Exercise goal: Your answer should be a single number: the count of lines containing "this".

───── Data to process

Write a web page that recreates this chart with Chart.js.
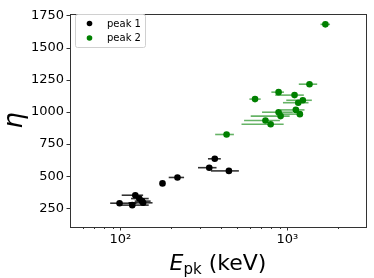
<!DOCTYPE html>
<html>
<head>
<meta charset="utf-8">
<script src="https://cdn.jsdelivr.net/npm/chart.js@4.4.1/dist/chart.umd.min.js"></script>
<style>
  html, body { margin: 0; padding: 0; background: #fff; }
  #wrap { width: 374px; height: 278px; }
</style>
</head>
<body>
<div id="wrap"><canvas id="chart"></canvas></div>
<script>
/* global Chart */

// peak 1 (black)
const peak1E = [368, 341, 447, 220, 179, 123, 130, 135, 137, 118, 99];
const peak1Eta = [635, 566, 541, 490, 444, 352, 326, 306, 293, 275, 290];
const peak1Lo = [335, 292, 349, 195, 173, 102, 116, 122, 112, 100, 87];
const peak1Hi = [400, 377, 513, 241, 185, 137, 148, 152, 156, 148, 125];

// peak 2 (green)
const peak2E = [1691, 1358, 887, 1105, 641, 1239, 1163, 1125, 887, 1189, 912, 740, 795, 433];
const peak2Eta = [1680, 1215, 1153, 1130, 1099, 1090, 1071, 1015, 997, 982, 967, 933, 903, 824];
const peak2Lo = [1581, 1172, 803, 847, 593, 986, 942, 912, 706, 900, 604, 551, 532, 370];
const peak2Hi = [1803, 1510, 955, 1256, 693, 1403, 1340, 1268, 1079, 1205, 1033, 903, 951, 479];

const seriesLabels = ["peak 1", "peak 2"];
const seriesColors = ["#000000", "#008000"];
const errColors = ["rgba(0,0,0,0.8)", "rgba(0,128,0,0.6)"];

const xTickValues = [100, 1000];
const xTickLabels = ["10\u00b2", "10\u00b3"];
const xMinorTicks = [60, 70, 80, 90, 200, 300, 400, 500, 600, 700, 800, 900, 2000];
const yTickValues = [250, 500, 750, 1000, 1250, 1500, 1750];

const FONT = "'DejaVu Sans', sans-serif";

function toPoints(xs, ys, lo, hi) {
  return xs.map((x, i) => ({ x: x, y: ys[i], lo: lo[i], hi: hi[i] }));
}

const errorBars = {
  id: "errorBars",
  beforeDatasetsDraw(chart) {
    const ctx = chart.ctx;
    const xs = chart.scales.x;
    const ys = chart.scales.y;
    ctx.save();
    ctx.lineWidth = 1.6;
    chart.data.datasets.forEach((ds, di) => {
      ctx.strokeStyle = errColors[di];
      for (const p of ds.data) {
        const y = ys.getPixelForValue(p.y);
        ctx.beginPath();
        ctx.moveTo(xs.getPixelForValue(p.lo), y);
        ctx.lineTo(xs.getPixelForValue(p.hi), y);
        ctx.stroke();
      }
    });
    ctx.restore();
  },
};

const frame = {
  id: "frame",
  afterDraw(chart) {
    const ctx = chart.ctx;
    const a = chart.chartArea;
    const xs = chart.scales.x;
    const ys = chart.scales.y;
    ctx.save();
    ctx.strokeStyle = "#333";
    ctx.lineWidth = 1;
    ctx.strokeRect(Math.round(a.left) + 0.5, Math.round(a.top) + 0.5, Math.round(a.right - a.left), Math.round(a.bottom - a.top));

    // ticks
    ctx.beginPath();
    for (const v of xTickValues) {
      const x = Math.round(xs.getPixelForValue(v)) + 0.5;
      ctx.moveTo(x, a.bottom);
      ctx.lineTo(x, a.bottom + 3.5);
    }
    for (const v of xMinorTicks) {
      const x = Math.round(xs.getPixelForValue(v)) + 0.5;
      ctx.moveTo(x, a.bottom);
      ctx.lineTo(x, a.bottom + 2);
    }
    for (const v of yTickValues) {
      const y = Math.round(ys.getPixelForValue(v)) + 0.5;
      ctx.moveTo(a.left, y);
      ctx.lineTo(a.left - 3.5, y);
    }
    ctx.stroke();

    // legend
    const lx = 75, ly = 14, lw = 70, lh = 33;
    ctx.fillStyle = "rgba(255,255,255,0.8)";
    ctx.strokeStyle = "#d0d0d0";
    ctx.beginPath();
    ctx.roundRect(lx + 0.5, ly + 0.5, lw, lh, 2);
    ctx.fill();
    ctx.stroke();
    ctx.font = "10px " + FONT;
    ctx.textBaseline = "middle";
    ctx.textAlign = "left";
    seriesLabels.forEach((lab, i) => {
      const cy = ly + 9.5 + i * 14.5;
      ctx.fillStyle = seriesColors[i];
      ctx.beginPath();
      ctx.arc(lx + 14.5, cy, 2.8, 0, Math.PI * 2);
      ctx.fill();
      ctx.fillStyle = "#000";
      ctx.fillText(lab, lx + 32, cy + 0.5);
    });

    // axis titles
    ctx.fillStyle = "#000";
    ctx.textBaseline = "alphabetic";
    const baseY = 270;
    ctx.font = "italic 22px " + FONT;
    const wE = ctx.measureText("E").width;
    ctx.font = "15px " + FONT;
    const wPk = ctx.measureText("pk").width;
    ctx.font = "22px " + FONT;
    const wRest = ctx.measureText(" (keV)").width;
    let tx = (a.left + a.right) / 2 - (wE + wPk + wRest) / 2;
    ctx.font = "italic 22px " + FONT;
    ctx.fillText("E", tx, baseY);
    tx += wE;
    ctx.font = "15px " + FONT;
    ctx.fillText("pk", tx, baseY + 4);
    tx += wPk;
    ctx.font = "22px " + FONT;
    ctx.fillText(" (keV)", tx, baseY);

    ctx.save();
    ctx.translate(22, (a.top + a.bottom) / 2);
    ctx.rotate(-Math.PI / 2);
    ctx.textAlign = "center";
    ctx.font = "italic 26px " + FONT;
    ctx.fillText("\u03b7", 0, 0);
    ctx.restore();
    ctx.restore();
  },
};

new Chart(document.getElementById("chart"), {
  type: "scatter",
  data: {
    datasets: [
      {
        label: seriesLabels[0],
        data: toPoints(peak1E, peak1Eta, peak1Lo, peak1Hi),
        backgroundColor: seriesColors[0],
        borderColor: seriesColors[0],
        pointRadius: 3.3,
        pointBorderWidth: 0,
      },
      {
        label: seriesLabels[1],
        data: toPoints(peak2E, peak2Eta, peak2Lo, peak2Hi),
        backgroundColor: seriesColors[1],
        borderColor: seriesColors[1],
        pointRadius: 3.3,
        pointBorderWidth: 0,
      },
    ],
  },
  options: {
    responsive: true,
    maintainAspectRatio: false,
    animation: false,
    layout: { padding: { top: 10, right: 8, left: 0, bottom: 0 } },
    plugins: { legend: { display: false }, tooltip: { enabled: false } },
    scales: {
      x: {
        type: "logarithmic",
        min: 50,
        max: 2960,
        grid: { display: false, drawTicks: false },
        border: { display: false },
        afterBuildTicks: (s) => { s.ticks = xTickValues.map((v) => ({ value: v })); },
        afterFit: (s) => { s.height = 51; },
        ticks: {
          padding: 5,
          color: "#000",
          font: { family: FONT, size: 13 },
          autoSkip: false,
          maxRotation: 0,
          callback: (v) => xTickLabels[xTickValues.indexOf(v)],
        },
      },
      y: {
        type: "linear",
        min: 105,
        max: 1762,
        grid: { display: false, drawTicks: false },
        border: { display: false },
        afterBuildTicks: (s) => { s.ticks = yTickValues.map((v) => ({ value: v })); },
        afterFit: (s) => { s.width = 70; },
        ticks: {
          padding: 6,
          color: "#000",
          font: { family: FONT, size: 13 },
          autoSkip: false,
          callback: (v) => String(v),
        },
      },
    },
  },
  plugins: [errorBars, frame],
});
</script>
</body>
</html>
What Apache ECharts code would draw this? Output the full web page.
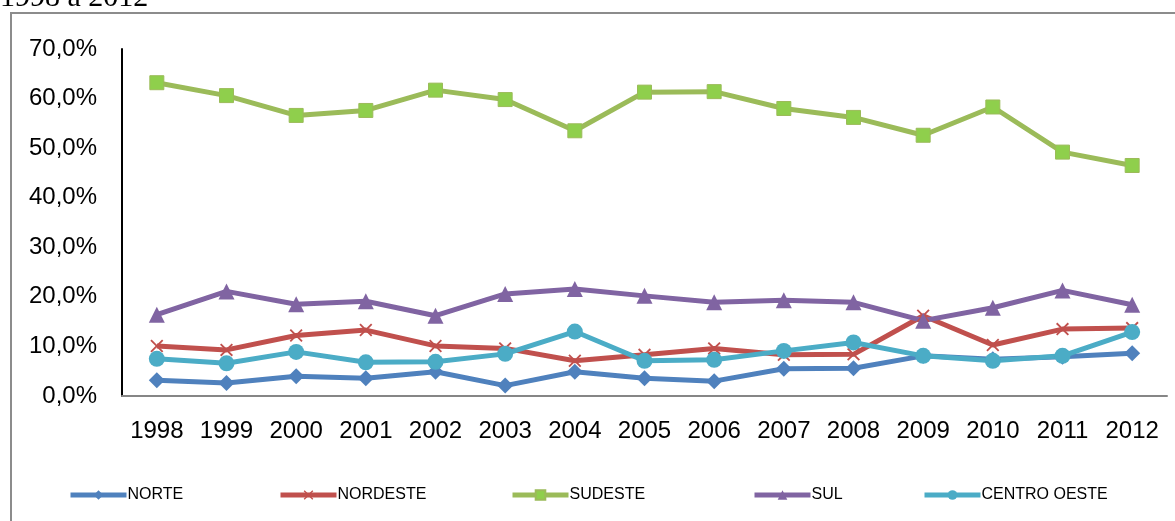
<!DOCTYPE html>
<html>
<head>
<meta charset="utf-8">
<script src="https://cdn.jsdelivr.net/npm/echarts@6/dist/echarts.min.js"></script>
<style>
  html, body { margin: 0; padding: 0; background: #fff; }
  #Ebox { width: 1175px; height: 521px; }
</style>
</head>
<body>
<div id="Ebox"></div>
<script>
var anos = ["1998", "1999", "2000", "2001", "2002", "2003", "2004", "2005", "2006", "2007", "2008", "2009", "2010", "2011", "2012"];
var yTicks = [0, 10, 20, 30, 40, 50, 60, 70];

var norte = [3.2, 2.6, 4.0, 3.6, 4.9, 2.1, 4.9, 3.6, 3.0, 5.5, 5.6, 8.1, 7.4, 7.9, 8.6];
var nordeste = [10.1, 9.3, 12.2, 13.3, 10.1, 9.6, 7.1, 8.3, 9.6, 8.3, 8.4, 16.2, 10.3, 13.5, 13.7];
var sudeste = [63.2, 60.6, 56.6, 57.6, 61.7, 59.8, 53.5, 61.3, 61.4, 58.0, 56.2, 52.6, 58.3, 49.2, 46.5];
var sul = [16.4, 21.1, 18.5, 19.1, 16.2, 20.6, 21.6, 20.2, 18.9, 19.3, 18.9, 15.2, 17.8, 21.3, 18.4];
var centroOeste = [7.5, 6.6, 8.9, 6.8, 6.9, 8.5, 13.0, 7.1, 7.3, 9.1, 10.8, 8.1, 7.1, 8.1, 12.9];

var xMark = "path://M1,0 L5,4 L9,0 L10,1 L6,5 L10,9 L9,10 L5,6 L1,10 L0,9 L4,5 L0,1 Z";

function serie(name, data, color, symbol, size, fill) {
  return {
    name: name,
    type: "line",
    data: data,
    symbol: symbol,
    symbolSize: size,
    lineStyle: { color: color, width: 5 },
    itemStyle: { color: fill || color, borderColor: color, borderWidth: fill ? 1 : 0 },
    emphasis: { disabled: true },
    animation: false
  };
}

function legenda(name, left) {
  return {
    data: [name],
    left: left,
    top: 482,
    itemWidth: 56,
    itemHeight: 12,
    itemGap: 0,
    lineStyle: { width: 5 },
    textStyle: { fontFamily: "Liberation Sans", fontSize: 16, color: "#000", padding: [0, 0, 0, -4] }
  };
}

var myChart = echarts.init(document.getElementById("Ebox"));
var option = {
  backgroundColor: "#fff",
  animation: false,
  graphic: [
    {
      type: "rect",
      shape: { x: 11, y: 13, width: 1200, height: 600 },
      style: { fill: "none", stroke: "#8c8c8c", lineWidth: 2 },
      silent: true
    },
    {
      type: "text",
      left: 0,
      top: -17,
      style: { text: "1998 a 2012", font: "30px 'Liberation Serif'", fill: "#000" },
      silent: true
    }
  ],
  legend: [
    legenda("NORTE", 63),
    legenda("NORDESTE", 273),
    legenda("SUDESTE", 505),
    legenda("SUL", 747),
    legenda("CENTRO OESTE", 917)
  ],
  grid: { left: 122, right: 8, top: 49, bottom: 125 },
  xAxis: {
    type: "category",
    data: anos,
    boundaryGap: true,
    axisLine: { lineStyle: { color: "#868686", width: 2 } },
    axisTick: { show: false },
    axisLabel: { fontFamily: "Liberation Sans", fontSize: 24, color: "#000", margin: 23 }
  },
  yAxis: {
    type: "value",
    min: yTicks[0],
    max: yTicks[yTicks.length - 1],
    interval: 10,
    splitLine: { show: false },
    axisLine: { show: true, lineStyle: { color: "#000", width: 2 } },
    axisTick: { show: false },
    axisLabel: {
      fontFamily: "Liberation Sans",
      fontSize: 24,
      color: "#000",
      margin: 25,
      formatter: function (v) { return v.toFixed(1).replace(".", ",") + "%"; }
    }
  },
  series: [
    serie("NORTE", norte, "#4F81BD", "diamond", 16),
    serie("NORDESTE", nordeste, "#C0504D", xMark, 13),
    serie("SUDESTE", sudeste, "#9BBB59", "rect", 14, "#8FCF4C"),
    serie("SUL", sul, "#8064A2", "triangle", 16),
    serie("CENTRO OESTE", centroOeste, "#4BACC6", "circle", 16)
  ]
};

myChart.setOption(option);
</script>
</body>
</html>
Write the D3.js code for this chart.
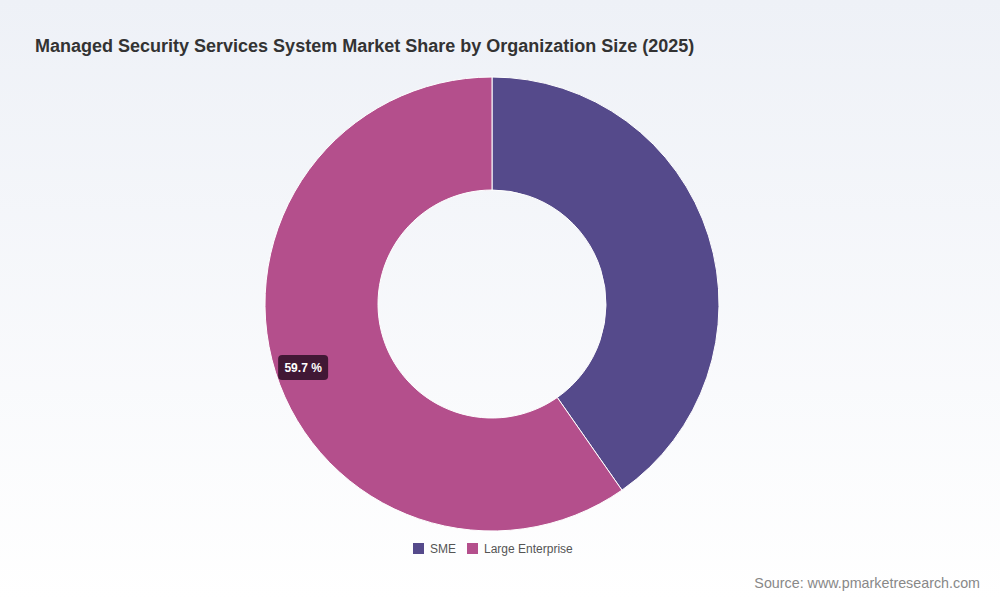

──────────

Written solution: 3